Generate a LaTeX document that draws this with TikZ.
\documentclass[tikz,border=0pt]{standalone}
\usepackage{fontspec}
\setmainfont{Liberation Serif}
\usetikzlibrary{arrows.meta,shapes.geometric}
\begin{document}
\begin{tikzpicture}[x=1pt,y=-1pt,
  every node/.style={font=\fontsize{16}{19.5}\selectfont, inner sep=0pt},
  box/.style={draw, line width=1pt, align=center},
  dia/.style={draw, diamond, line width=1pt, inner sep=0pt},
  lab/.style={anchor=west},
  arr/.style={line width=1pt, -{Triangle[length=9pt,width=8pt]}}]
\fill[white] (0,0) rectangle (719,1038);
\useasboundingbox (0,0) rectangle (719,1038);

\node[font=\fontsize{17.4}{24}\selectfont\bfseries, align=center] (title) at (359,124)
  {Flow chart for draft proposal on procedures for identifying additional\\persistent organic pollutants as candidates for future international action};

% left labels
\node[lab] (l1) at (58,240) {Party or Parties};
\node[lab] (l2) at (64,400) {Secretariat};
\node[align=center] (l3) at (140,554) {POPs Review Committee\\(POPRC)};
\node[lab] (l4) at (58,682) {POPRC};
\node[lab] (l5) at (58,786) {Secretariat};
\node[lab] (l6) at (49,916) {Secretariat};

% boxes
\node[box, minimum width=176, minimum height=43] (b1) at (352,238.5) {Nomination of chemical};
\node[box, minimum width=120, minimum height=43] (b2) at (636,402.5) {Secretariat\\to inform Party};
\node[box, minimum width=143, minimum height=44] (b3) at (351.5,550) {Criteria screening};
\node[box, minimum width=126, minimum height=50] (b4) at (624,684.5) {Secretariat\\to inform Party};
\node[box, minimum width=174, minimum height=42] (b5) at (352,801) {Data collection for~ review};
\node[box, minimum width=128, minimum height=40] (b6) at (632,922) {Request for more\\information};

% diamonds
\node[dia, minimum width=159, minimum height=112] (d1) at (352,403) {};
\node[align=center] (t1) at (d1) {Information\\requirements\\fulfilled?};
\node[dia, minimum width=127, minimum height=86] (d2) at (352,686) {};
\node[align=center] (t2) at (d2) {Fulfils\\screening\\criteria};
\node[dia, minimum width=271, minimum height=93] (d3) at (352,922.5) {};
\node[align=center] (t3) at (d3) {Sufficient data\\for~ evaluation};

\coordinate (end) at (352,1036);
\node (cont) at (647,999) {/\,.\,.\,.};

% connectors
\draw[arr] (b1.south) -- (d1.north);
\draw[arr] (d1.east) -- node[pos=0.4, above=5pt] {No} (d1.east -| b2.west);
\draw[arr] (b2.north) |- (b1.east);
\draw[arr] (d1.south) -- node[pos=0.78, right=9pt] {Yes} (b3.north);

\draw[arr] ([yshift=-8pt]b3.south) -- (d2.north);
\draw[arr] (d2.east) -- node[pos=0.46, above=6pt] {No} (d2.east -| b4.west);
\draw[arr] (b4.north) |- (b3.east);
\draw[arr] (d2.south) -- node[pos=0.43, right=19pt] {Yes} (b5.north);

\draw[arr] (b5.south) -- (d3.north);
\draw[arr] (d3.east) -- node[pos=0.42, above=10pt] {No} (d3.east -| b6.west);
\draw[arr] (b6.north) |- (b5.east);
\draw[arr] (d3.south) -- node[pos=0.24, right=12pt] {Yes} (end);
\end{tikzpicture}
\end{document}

——

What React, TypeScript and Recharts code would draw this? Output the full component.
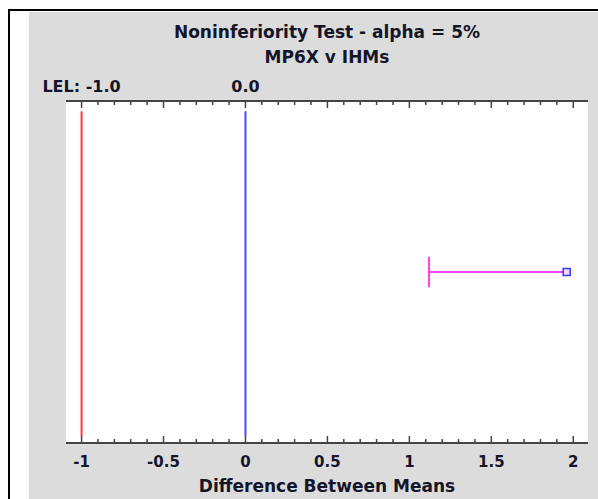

——

| Task |
Identify the lines in the records above that contain the word "this", then state how many there are and nothing more.

| Answer to the problem |
2